* Aim of the exercise *
Render the material again word for word, skipping the pictures in it.

* Raw data *
— START —
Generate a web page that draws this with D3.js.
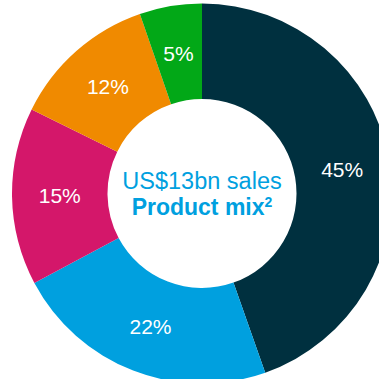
<!DOCTYPE html>
<html>
<head>
<meta charset="utf-8">
<script src="https://cdn.jsdelivr.net/npm/d3@7"></script>
<style>
    body { margin: 0; background: #ffffff; }
    text { font-family: "Liberation Sans", Arial, sans-serif; }
</style>
</head>
<body>
<div id="donut"></div>
<script>
// 1: DATA
const categories = ["A", "B", "C", "D", "E"];
const shares = [44.6, 22.6, 15.1, 12.4, 5.3];          // slice sizes
const shareLabels = ["45%", "22%", "15%", "12%", "5%"];  // printed labels
const sliceColors = ["#00303f", "#00a0df", "#d4176a", "#f08a00", "#02a817"];
const centerLines = ["US$13bn sales", "Product mix", "2"];

// 2: SET GLOBAL VARIABLES
const width = 379;
const height = 379;
const cx = 202, cy = 193.5;
const outerR = 190;
const innerR = 94.5;

const svg = d3.select("#donut")
    .append("svg")
    .attr("width", width)
    .attr("height", height)
    .append("g")
    .attr("transform", `translate(${cx},${cy})`);

const data = categories.map((c, i) => ({ cat: c, value: shares[i], label: shareLabels[i], color: sliceColors[i] }));

// 3: PIE LAYOUT
const pie = d3.pie()
    .value(d => d.value)
    .sort(null);

const arc = d3.arc()
    .innerRadius(innerR)
    .outerRadius(outerR);

const labelArc = d3.arc()
    .innerRadius((innerR + outerR) / 2)
    .outerRadius((innerR + outerR) / 2);

const arcs = pie(data);

// 4: DRAW SLICES
svg.selectAll(".slice")
    .data(arcs)
    .enter()
    .append("path")
    .attr("class", "slice")
    .attr("d", arc)
    .attr("fill", d => d.data.color);

// 5: SLICE LABELS
svg.selectAll(".pct")
    .data(arcs)
    .enter()
    .append("text")
    .attr("class", "pct")
    .attr("transform", d => `translate(${labelArc.centroid(d)})`)
    .attr("text-anchor", "middle")
    .attr("dy", "0.36em")
    .attr("fill", "#ffffff")
    .style("font-size", "21px")
    .text(d => d.data.label);

// 6: CENTER TEXT
svg.append("text")
    .attr("text-anchor", "middle")
    .attr("y", -5)
    .attr("fill", "#00a0df")
    .style("font-size", "23.5px")
    .text(centerLines[0]);

const mix = svg.append("text")
    .attr("text-anchor", "middle")
    .attr("y", 21.5)
    .attr("fill", "#00a0df")
    .style("font-size", "23px")
    .style("font-weight", "bold");
mix.append("tspan").text(centerLines[1]);
mix.append("tspan")
    .attr("dy", -8)
    .style("font-size", "14px")
    .text(centerLines[2]);
</script>
</body>
</html>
— END —
* The answer *
Generate a web page that draws this with D3.js.
<!DOCTYPE html>
<html>
<head>
<meta charset="utf-8">
<script src="https://cdn.jsdelivr.net/npm/d3@7"></script>
<style>
    body { margin: 0; background: #ffffff; }
    text { font-family: "Liberation Sans", Arial, sans-serif; }
</style>
</head>
<body>
<div id="donut"></div>
<script>
// 1: DATA
const categories = ["A", "B", "C", "D", "E"];
const shares = [44.6, 22.6, 15.1, 12.4, 5.3];          // slice sizes
const shareLabels = ["45%", "22%", "15%", "12%", "5%"];  // printed labels
const sliceColors = ["#00303f", "#00a0df", "#d4176a", "#f08a00", "#02a817"];
const centerLines = ["US$13bn sales", "Product mix", "2"];

// 2: SET GLOBAL VARIABLES
const width = 379;
const height = 379;
const cx = 202, cy = 193.5;
const outerR = 190;
const innerR = 94.5;

const svg = d3.select("#donut")
    .append("svg")
    .attr("width", width)
    .attr("height", height)
    .append("g")
    .attr("transform", `translate(${cx},${cy})`);

const data = categories.map((c, i) => ({ cat: c, value: shares[i], label: shareLabels[i], color: sliceColors[i] }));

// 3: PIE LAYOUT
const pie = d3.pie()
    .value(d => d.value)
    .sort(null);

const arc = d3.arc()
    .innerRadius(innerR)
    .outerRadius(outerR);

const labelArc = d3.arc()
    .innerRadius((innerR + outerR) / 2)
    .outerRadius((innerR + outerR) / 2);

const arcs = pie(data);

// 4: DRAW SLICES
svg.selectAll(".slice")
    .data(arcs)
    .enter()
    .append("path")
    .attr("class", "slice")
    .attr("d", arc)
    .attr("fill", d => d.data.color);

// 5: SLICE LABELS
svg.selectAll(".pct")
    .data(arcs)
    .enter()
    .append("text")
    .attr("class", "pct")
    .attr("transform", d => `translate(${labelArc.centroid(d)})`)
    .attr("text-anchor", "middle")
    .attr("dy", "0.36em")
    .attr("fill", "#ffffff")
    .style("font-size", "21px")
    .text(d => d.data.label);

// 6: CENTER TEXT
svg.append("text")
    .attr("text-anchor", "middle")
    .attr("y", -5)
    .attr("fill", "#00a0df")
    .style("font-size", "23.5px")
    .text(centerLines[0]);

const mix = svg.append("text")
    .attr("text-anchor", "middle")
    .attr("y", 21.5)
    .attr("fill", "#00a0df")
    .style("font-size", "23px")
    .style("font-weight", "bold");
mix.append("tspan").text(centerLines[1]);
mix.append("tspan")
    .attr("dy", -8)
    .style("font-size", "14px")
    .text(centerLines[2]);
</script>
</body>
</html>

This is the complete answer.